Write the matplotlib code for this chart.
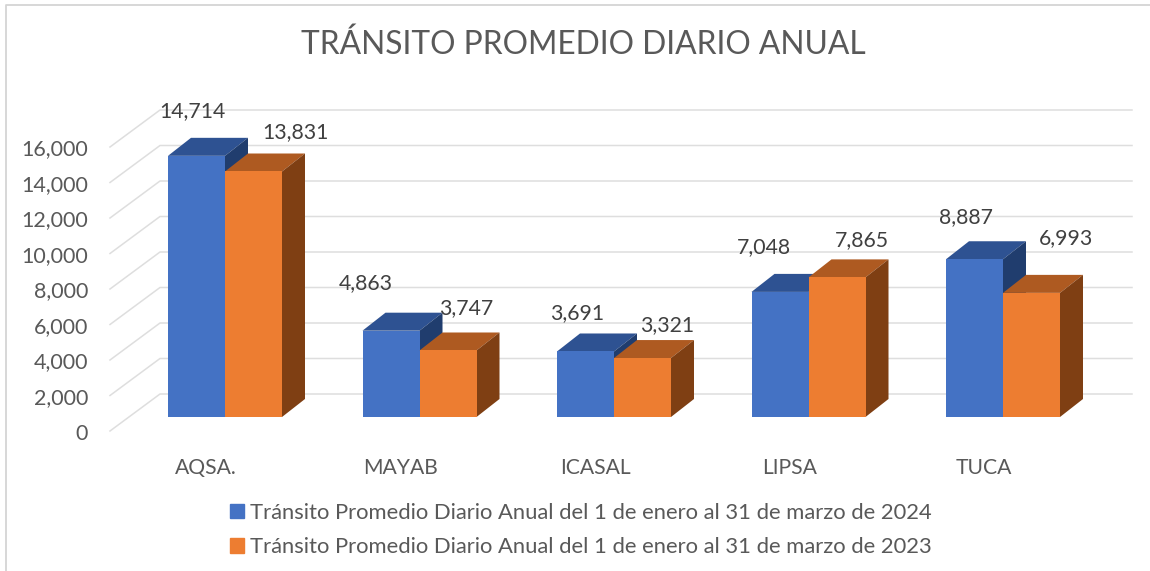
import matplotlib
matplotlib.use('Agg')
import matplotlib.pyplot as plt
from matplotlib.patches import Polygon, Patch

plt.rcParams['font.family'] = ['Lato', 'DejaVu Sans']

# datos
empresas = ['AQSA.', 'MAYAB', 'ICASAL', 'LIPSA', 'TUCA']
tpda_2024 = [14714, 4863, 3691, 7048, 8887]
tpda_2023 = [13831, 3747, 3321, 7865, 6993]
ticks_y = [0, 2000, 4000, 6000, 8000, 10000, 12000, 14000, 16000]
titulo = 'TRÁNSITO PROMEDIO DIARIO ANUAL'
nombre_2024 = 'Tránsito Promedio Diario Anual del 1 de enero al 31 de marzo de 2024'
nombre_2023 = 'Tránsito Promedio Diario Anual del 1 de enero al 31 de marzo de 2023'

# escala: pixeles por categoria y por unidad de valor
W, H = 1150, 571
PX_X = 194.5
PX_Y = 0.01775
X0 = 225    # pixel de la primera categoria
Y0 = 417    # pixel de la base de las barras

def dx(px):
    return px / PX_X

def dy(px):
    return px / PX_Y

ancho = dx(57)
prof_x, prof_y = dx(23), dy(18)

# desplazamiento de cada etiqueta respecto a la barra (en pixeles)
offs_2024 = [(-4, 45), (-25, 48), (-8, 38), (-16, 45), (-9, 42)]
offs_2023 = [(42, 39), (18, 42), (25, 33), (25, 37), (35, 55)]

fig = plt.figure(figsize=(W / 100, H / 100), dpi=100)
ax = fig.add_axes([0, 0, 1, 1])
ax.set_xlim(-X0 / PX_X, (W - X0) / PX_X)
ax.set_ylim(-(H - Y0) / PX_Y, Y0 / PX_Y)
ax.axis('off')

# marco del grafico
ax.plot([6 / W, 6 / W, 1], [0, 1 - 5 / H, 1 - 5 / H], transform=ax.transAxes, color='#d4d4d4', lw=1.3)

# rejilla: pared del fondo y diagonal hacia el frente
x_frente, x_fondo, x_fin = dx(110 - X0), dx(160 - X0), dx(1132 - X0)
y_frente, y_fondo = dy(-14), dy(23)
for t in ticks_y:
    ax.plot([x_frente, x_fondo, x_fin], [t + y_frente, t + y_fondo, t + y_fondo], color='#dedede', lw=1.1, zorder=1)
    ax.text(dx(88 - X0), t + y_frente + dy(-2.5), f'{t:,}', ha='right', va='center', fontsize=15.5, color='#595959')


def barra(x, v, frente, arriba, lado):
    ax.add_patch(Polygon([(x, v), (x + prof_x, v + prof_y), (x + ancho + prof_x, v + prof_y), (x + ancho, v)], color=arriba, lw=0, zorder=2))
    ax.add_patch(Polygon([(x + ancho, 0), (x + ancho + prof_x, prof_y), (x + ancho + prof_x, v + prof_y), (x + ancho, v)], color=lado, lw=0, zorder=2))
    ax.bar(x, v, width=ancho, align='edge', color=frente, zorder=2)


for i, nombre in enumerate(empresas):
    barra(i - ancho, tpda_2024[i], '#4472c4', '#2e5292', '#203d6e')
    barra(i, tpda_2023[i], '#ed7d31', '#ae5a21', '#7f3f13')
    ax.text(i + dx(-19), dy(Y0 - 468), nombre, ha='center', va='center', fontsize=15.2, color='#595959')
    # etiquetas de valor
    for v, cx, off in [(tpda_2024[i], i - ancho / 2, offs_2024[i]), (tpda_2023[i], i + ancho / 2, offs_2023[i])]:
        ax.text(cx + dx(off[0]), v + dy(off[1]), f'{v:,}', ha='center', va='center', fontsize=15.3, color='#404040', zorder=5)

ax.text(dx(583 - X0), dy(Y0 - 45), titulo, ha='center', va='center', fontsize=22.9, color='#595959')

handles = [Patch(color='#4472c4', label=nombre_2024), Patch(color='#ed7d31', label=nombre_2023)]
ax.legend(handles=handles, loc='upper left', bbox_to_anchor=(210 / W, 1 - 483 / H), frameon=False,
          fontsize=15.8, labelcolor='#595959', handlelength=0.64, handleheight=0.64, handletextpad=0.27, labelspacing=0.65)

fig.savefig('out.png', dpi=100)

━━━━━━━━━━━━━━━━━━━━

_PROBLEM DESCRIPTION_
Retype the listing exactly. Pictures do not belong in the copy.

_PROBLEM SOLUTION_
Write the matplotlib code for this chart.
import matplotlib
matplotlib.use('Agg')
import matplotlib.pyplot as plt
from matplotlib.patches import Polygon, Patch

plt.rcParams['font.family'] = ['Lato', 'DejaVu Sans']

# datos
empresas = ['AQSA.', 'MAYAB', 'ICASAL', 'LIPSA', 'TUCA']
tpda_2024 = [14714, 4863, 3691, 7048, 8887]
tpda_2023 = [13831, 3747, 3321, 7865, 6993]
ticks_y = [0, 2000, 4000, 6000, 8000, 10000, 12000, 14000, 16000]
titulo = 'TRÁNSITO PROMEDIO DIARIO ANUAL'
nombre_2024 = 'Tránsito Promedio Diario Anual del 1 de enero al 31 de marzo de 2024'
nombre_2023 = 'Tránsito Promedio Diario Anual del 1 de enero al 31 de marzo de 2023'

# escala: pixeles por categoria y por unidad de valor
W, H = 1150, 571
PX_X = 194.5
PX_Y = 0.01775
X0 = 225    # pixel de la primera categoria
Y0 = 417    # pixel de la base de las barras

def dx(px):
    return px / PX_X

def dy(px):
    return px / PX_Y

ancho = dx(57)
prof_x, prof_y = dx(23), dy(18)

# desplazamiento de cada etiqueta respecto a la barra (en pixeles)
offs_2024 = [(-4, 45), (-25, 48), (-8, 38), (-16, 45), (-9, 42)]
offs_2023 = [(42, 39), (18, 42), (25, 33), (25, 37), (35, 55)]

fig = plt.figure(figsize=(W / 100, H / 100), dpi=100)
ax = fig.add_axes([0, 0, 1, 1])
ax.set_xlim(-X0 / PX_X, (W - X0) / PX_X)
ax.set_ylim(-(H - Y0) / PX_Y, Y0 / PX_Y)
ax.axis('off')

# marco del grafico
ax.plot([6 / W, 6 / W, 1], [0, 1 - 5 / H, 1 - 5 / H], transform=ax.transAxes, color='#d4d4d4', lw=1.3)

# rejilla: pared del fondo y diagonal hacia el frente
x_frente, x_fondo, x_fin = dx(110 - X0), dx(160 - X0), dx(1132 - X0)
y_frente, y_fondo = dy(-14), dy(23)
for t in ticks_y:
    ax.plot([x_frente, x_fondo, x_fin], [t + y_frente, t + y_fondo, t + y_fondo], color='#dedede', lw=1.1, zorder=1)
    ax.text(dx(88 - X0), t + y_frente + dy(-2.5), f'{t:,}', ha='right', va='center', fontsize=15.5, color='#595959')


def barra(x, v, frente, arriba, lado):
    ax.add_patch(Polygon([(x, v), (x + prof_x, v + prof_y), (x + ancho + prof_x, v + prof_y), (x + ancho, v)], color=arriba, lw=0, zorder=2))
    ax.add_patch(Polygon([(x + ancho, 0), (x + ancho + prof_x, prof_y), (x + ancho + prof_x, v + prof_y), (x + ancho, v)], color=lado, lw=0, zorder=2))
    ax.bar(x, v, width=ancho, align='edge', color=frente, zorder=2)


for i, nombre in enumerate(empresas):
    barra(i - ancho, tpda_2024[i], '#4472c4', '#2e5292', '#203d6e')
    barra(i, tpda_2023[i], '#ed7d31', '#ae5a21', '#7f3f13')
    ax.text(i + dx(-19), dy(Y0 - 468), nombre, ha='center', va='center', fontsize=15.2, color='#595959')
    # etiquetas de valor
    for v, cx, off in [(tpda_2024[i], i - ancho / 2, offs_2024[i]), (tpda_2023[i], i + ancho / 2, offs_2023[i])]:
        ax.text(cx + dx(off[0]), v + dy(off[1]), f'{v:,}', ha='center', va='center', fontsize=15.3, color='#404040', zorder=5)

ax.text(dx(583 - X0), dy(Y0 - 45), titulo, ha='center', va='center', fontsize=22.9, color='#595959')

handles = [Patch(color='#4472c4', label=nombre_2024), Patch(color='#ed7d31', label=nombre_2023)]
ax.legend(handles=handles, loc='upper left', bbox_to_anchor=(210 / W, 1 - 483 / H), frameon=False,
          fontsize=15.8, labelcolor='#595959', handlelength=0.64, handleheight=0.64, handletextpad=0.27, labelspacing=0.65)

fig.savefig('out.png', dpi=100)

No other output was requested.